グッと引く。引きの動き方から、あぁ魚が泳いでいる、逃げようとしているんだということが伝わってくる。メジナとは違うという確信に近いなにかがあった。それは、糸から伝わる力のちょっとした違いを感じ取っていたんだろう。上がってくる、金色と銀色を混ぜたような色、細長いフォルム、30cmのイサキだった。
エサはまだあったので釣り続けるけど、もう満足していた。変なの釣れないかなぁと、仕掛けをふかーくしてみたり、手前の方に投げてみたり。
夕方。海面の見え方が変わってくる。インクを溶かしたようなマットさ、海軍の迷彩のように、深い青いと灰色に近い青が混ざりあっていた。

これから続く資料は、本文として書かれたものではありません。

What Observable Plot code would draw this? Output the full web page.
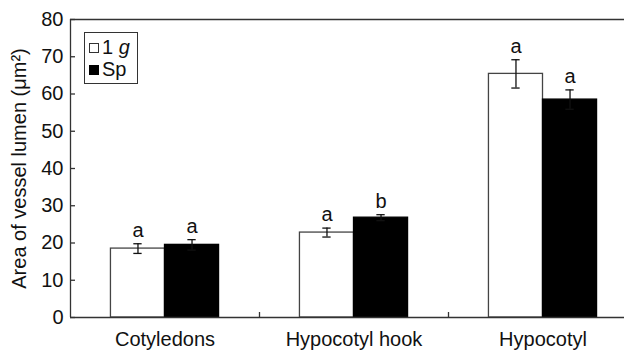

帰りの車、釣れた後だとこんなにも楽しい気持ちだと知れてよかった。
釣り3回目で釣れたというのが嬉しかった。ビギナーズラックではなく(いやビギナーですが)、なんとなくここにいそうとか、こう仕掛けを変えようとか、試す中で釣れた。1回目に酔っ払ったおじさんの釣り講座に絡まれたことも、2回目に慌てて引いてバラしてしまったことも、今回に繋がっているならば、意味があったと思える。
帰宅、23時だったけど、不思議とそんなに眠くなく、撒き餌の匂いを放つ色々を片付けた。とてもえらい。洗濯を干し終わり24時30分過ぎに寝た。